** start **

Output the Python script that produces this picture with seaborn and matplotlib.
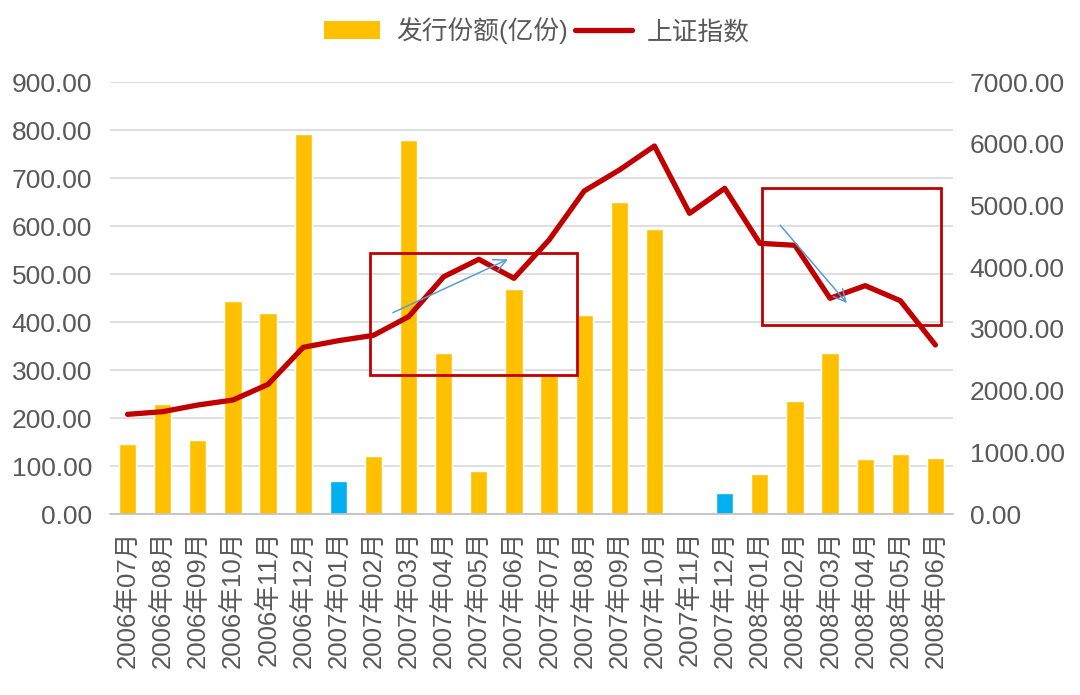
import numpy as np
import pandas as pd
import matplotlib
matplotlib.use("Agg")
import matplotlib.pyplot as plt
import seaborn as sns
from matplotlib.patches import Rectangle, Patch
from matplotlib.lines import Line2D
from matplotlib.ticker import FixedLocator, FuncFormatter

# ---------------- data ----------------
months = ["2006年07月", "2006年08月", "2006年09月", "2006年10月", "2006年11月", "2006年12月",
          "2007年01月", "2007年02月", "2007年03月", "2007年04月", "2007年05月", "2007年06月",
          "2007年07月", "2007年08月", "2007年09月", "2007年10月", "2007年11月", "2007年12月",
          "2008年01月", "2008年02月", "2008年03月", "2008年04月", "2008年05月", "2008年06月"]
issue_amount = [146, 229, 155, 443, 419, 792,
                69, 121, 779, 335, 90, 468,
                290, 415, 651, 593, 0, 43,
                83, 235, 336, 115, 126, 117]
sh_index = [1615, 1658, 1766, 1847, 2101, 2701,
            2808, 2895, 3197, 3845, 4127, 3819,
            4440, 5234, 5574, 5963, 4872, 5277,
            4386, 4354, 3495, 3700, 3456, 2738]
highlight_months = ["2007年01月", "2007年12月"]

bar_label = "发行份额(亿份)"
line_label = "上证指数"

YELLOW = "#FFC000"
BLUE = "#00B0F0"
RED = "#C00000"
ARROW = "#5B9BD5"
GRID = "#D9D9D9"
TXT = "#595959"
FS = 19

sns.set_theme(style="white")
plt.rcParams['font.family'] = ['Liberation Sans', 'Noto Sans CJK SC', 'DejaVu Sans']

df = pd.DataFrame({"month": months, "amount": issue_amount, "index": sh_index})
df["pos"] = np.arange(len(months))
palette = {m: (BLUE if m in highlight_months else YELLOW) for m in months}

fig = plt.figure(figsize=(10.8, 6.95), dpi=100)
ax = fig.add_axes([110/1080, 1-514/695, (953-110)/1080, (514-82)/695])

sns.barplot(data=df, x="month", y="amount", hue="month", palette=palette,
            width=0.49, legend=False, ax=ax, saturation=1, dodge=False)

ax.set_xlim(-0.5, len(months)-0.5)
ax.set_ylim(0, 900)
ax.set_yticks(np.arange(0, 901, 100))
ax.yaxis.set_major_formatter(FuncFormatter(lambda v, p: f"{v:.2f}"))
ax.grid(axis="y", color=GRID, lw=1.2)
ax.set_axisbelow(True)
ax.set_xlabel("")
ax.set_ylabel("")
for s in ["top", "right", "left"]:
    ax.spines[s].set_visible(False)
ax.spines["bottom"].set_color("#BFBFBF")
ax.spines["bottom"].set_linewidth(1.2)
ax.tick_params(axis="y", length=0, pad=13, labelsize=FS, labelcolor=TXT)
ax.set_xticks(np.arange(len(months)))
ax.set_xticklabels(months, rotation=90)
ax.tick_params(axis="x", which="major", length=0, pad=12, labelsize=18.5, labelcolor=TXT)
ax.xaxis.set_minor_locator(FixedLocator(np.arange(-0.5, len(months), 1.0)))
ax.tick_params(axis="x", which="minor", length=7, width=1.2, color="#BFBFBF", direction="out")

ax2 = ax.twinx()
sns.lineplot(data=df, x="pos", y="index", color=RED, lw=3.8, ax=ax2,
             sort=False, solid_capstyle="round", solid_joinstyle="round")
ax2.set_ylim(0, 7000)
ax2.set_yticks(np.arange(0, 7001, 1000))
ax2.yaxis.set_major_formatter(FuncFormatter(lambda v, p: f"{v:.2f}"))
ax2.set_ylabel("")
ax2.set_xlabel("")
for s in ["top", "right", "left", "bottom"]:
    ax2.spines[s].set_visible(False)
ax2.tick_params(axis="y", length=0, pad=12, labelsize=FS, labelcolor=TXT)
ax2.set_xlim(-0.5, len(months)-0.5)

# highlight boxes (in left-axis data coordinates)
for (x0, x1, y0, y1) in [(6.9, 12.8, 290, 544), (18.07, 23.15, 394, 679)]:
    ax2.add_patch(Rectangle((x0, y0), x1-x0, y1-y0, transform=ax.transData,
                            fill=False, ec=RED, lw=2.0, zorder=5))

# trend arrows
for (xs, ys, xe, ye) in [(7.48, 417, 10.9, 533), (18.53, 606, 20.53, 435)]:
    ax2.annotate("", xy=(xe, ye), xytext=(xs, ys), xycoords=ax.transData,
                 textcoords=ax.transData,
                 arrowprops=dict(arrowstyle="->", color=ARROW, lw=1.1,
                                 mutation_scale=22), zorder=6)

handles = [Patch(facecolor=YELLOW, edgecolor="none"),
           Line2D([0], [0], color=RED, lw=3.8, solid_capstyle="round")]
fig.legend(handles, [bar_label, line_label], loc="center", ncol=2,
           bbox_to_anchor=(537/1080, 1-31/695), frameon=False, fontsize=18.5,
           handlelength=2.2, handleheight=0.7, handletextpad=0.6,
           columnspacing=0.3, labelcolor=TXT)

fig.savefig("out.png", dpi=100)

** end **

• _GIVEN EXERCISE_
Pictures are excluded: retype only the lines from the beginning of the listing above through the line with "from matplotlib.ticker import", both included.

• _FINISHED ANSWER_
Output the Python script that produces this picture with seaborn and matplotlib.
import numpy as np
import pandas as pd
import matplotlib
matplotlib.use("Agg")
import matplotlib.pyplot as plt
import seaborn as sns
from matplotlib.patches import Rectangle, Patch
from matplotlib.lines import Line2D
from matplotlib.ticker import FixedLocator, FuncFormatter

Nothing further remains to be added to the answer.